This is a very interesting concept that I stumbled across several years ago and it definitely rings true for property investors.
We are constantly told that we must work hard at school, get a ‘good’ job and keep working hard for at least 40 to 50 years and then retire from work and live a great retirement.
Along life’s journey we generally meet the person of our dreams, buy our own home, raise a family, take some holidays, care for elderly parents, change jobs and career paths a few times and then eventually hit that magic age where you can sit back and relax.
There’s only one problem with that strategy – The only way we can keep the glass ‘half full’ in retirement is to keep working.

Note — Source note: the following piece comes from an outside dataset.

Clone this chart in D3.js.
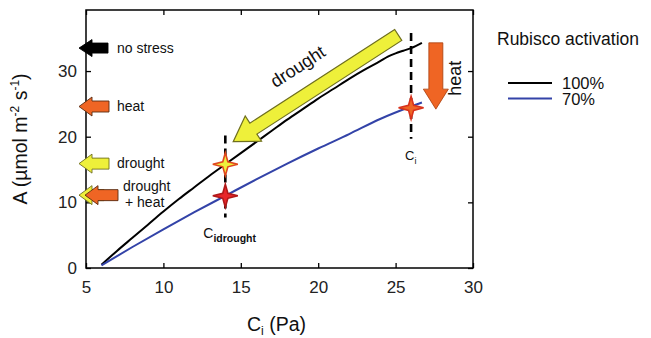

A source of reputable information is Australian Bureau of Statistics (ABS).1It shows that the average superannuation balance in 2017-18 for people aged 15 and over was $168,500 for men and $121,300 for women.
These stats verify that without some other means of income, a retiree will need to access the pension which currently constitutes a very small proportion of a wage earner’s income.
So how can the half full glass be refillable?
The common sense way is to start investing from an early age to give yourself enough time in the property market for capital growth to occur. This is to ensure that in your retirement, you have additional income streams (investments) providing you with more cash throughout your retirement years.
So how do you achieve that?
Most investors start their property investment journey in a very conservative way, often spending less than $400k on the first investment. It’s important to get a feel for how it works and even better if you are coached throughout the process. You don’t need to spend large amounts of money to purchase a great performing investment property.
If the goal is to have additional income in retirement, you may choose to either use the equity in the first property to purchase the next one or pay down some of the debt on the first property before accessing the equity to continue building your portfolio.
Either way, you are pursuing your goal and with time in the market you will be in a far better position in retirement than someone who has not invested.